Primary progressive multiple sclerosis (PPMS) carries the worst prognosis of the multiple sclerosis (MS) subtypes and is currently untreatable. A previous analysis of the British Columbia MS database challenged the view that disability progression is rapid in PPMS, but identified few predictors of disease progression. Here, we extend previous analyses in an updated PPMS retrospective cohort study of prevalent cases.


We used Kaplan-Meier survival analyses and Cox regression models to investigate the influence of gender, age at onset, and onset symptoms on time to and age at Expanded Disability Status Scale (EDSS) 6.0 in patients with PPMS.


Of 5,779 patients with definite MS, 552 (10%) had PPMS. Median time to EDSS 6.0 was 14.0 years (95% confidence interval [CI] 11.3-16.7), reached at a median age of 58.6 years (95% CI 56.8-60.3). Sensory onset symptoms were associated with a longer time to and an older age at EDSS 6.0 (multivariable hazard ratios 0.55 [95% CI 0.35-0.87] and 0.54 [0.35-0.85]). Younger age at disease onset was associated with a longer time to but a younger age at EDSS 6.0. Gender and other onset symptoms were not associated with these outcomes. Fifty patients with PPMS (9%) fulfilled criteria for benign MS (EDSS < or =3.0 after 10 years' disease duration).

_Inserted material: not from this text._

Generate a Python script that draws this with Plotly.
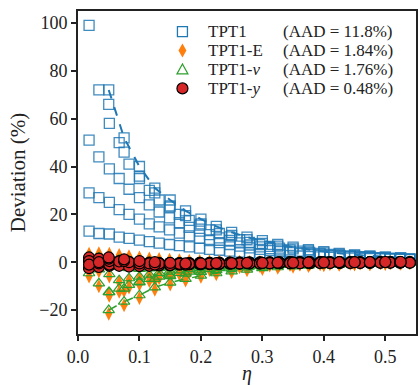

We identified 2 predictors of a slower disease progression in primary progressive multiple sclerosis. Sensory onset symptoms were associated with both a longer time to and a higher age at Expanded Disability Status Scale (EDSS) 6.0. A younger age at disease onset was associated with a longer time to EDSS 6.0, but patients with an early disease onset reached EDSS 6.0 at a younger age.